Assidues aux entraînements et couronnées d’un certain succès sur les terrains. Les Séniors féminines jouent en D2, les U15 sont en finale de la coupe départementale... Pourtant, il suffit de discuter avec les joueuses pour voir que rien n'est simple. Réticence familiale, moqueries des garçons... le chemin est souvent semé d'embûches. "Au départ, mes parents ne voulaient pas, se rappelle Lina, joueuse de 22 ans qui a commencé le foot à 8 ans. Pour ma mère, c’était une crainte que j’aille jouer avec des garçons. Pour mon père, il y avait d’autres sports, peut-être un peu moins brutaux." 

Cette défiance vis-à-vis des filles dans le milieu du football, les dirigeants du RC Saint-Denis tentent de la combattre. "Dans le département où on se trouve, il y a des parents qui ont du mal à comprendre que leur fille veuille faire du foot, se désole Franck Massicot. Les mamans, les pères aussi (...) les grands frères qui n’acceptent pas que leurs sœurs, leurs enfants fassent du foot."  "On discute énormément, on leur fait comprendre que l’avenir de nos enfants passe par le foot et aussi par le sport, le foot est aussi un équilibre pour leurs enfants à l’école ou hors du milieu scolaire",  explique ce Guadeloupéen natif de Basse-Terre.
Vice-président du RC Saint-Denis, Franck Massicot est également responsable de toute la section féminine école de foot de U6 à U19.
 

Des ambitions freinées

Malgré le chemin parcouru depuis 1995, le club rencontre aujourd'hui encore quelques obstacles pour évoluer un peu plus vers une totale égalité entre les filles et les garçons. "Les hommes sont encore un peu machos, regrette Paul Mert. Au niveau des partenaires, on voit qu’il y a une petite réticence." Mais le président se console : "Les villes commencent à bouger. La ville de Saint-Denis nous accompagne énormément, même le département et la région." 

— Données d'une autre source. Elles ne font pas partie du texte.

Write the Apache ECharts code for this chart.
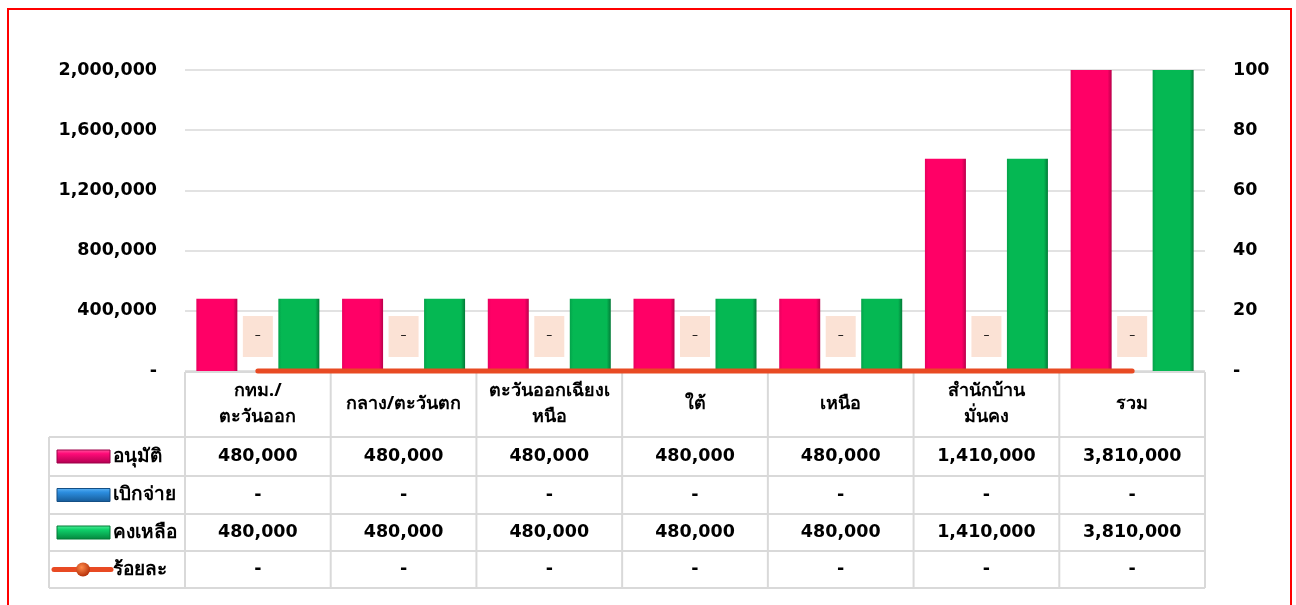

Le natif de Rivière-Pilote l'assure, à chaque rentrée, les terrains du stade Auguste Delaune sont remplis de petites filles. "On les accepte, on ne refuse personne." Après la victoire des messieurs à la Coupe du Monde l'an dernier, une belle performance des dames en 2019 pourrait faire naître de nouvelles vocations en Seine-Saint-Denis et ailleurs. "La coupe du monde, c’est mettre en valeur le travail qu’on est en train de fournir et c’est très très bien", conclut le président du Racing Club de Saint-Denis.